La inédita resistencia del poder judicial a una reforma constitucional propuesta por el ejecutivo y aprobada por el legislativo pretende ocasionar una crisis constitucional. Pero no es el derecho: es la derecha lo que está en crisis.
Cuando Andrés Manuel López Obrador hablaba de la cuarta transformación de la vida pública de México a muchos les parecía exagerado. Hoy que su partido, el Movimiento de Regeneración Nacional (Morena) ha ganado democráticamente la mayoría constitucional, quizá su percepción haya cambiado.
Y es que la principal razón del fracaso electoral de la oposición fue que no se insertó explícitamente en ninguna tradición política.
Esta crisis de identidad histórica vuelve a manifestarse con ocasión de la reforma al poder judicial.
El ahora expresidente López Obrador ya lo ha dicho: “Quieren actuar como el supremo poder conservador”.
El exmandatario ha sido reiterativo en este punto porque el primer descarrilamiento de nuestro régimen constitucional ocurrió en 1836, cuando suprimiendo la constitución de 1824 se impusieron mediante un golpe de Estado las llamadas siete leyes.
Inspiradas en el pensamiento monárquico, estas leyes disponían la existencia de un supremo poder conservador, compuesto por cinco individuos que se colocarían por encima de los tres poderes constitucionales, rompiendo el pacto federal y provocando, entre otras cosas, la independencia de Texas.
La tentativa monárquica siguió sembrando semillas de discordia que dieron muchos problemas a la marcha de la república en las décadas siguientes, con un elevadísimo costo político, económico y de pérdida de territorio.
No olvidemos el golpe monarquista de Mariano Paredes y Arrillaga en plena guerra contra Estados Unidos.
En otro momento, el 5 de febrero de 1857, al jurarse la constitución más vanguardista de su tiempo, el Congreso hizo publicar un manifiesto en el que declaró expresamente que: “El Congreso proclamó altamente el dogma de la soberanía del pueblo, y quiso que todo el sistema constitucional fuese consecuencia lógica de esta verdad luminosa e incontrovertible. Todos los poderes se derivan del pueblo. El pueblo se gobierna por el pueblo. El pueblo legisla. Al pueblo corresponde reformar, variar sus instituciones… En México no habrá quien ejerza autoridad sino por el voto, por la confianza, por el consentimiento explícito del pueblo”.
Diez años más tarde, el gobierno de Benito Juárez invitó a la nación a pronunciarse sobre una serie de reformas a la constitución.

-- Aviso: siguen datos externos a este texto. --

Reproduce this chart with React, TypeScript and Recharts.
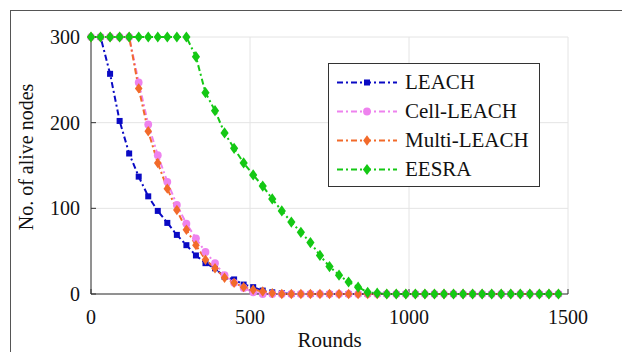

Sebastián Lerdo de Tejada elaboró una circular con la que envió dicha convocatoria a los gobernadores, y en la que fue todavía más allá:
“…La libre voluntad de la mayoría del pueblo es superior á toda constitución. Si la misma Constitución reconoce, como no podía menos de reconocer, que la libre voluntad del pueblo puede siempre cambiar esencialmente aun la forma de su gobierno, sería un absurdo que algunos afectasen (mostrasen) tanto celo por no modificar en nada la Constitución, que pretendieran negar al pueblo el derecho de autorizar al próximo Congreso para que sobre algunos puntos determinados pueda reformarla”.
Esta es la tradición liberal, constitucional, democrática a la que se adscribe explícitamente el movimiento obradorista de la cuarta transformación. Puede decirlo abiertamente y haría mal en callarlo.
No existe, pues, ninguna crisis constitucional con relación a la reforma al poder judicial propuesta por el ejecutivo y aprobada por el Congreso; lo que existe es una crisis de identidad histórica en la derecha mexicana.
Crisis que seguirá repitiéndose mientras no se decida a definirse históricamente, ya sea como lo que, consciente o inconscientemente, ha decidido ser: un paladín del pensamiento colonial monarquista, de inspiración medieval, o bien como algo distinto, de lo que sin embargo no tenemos, todavía, indicio alguno.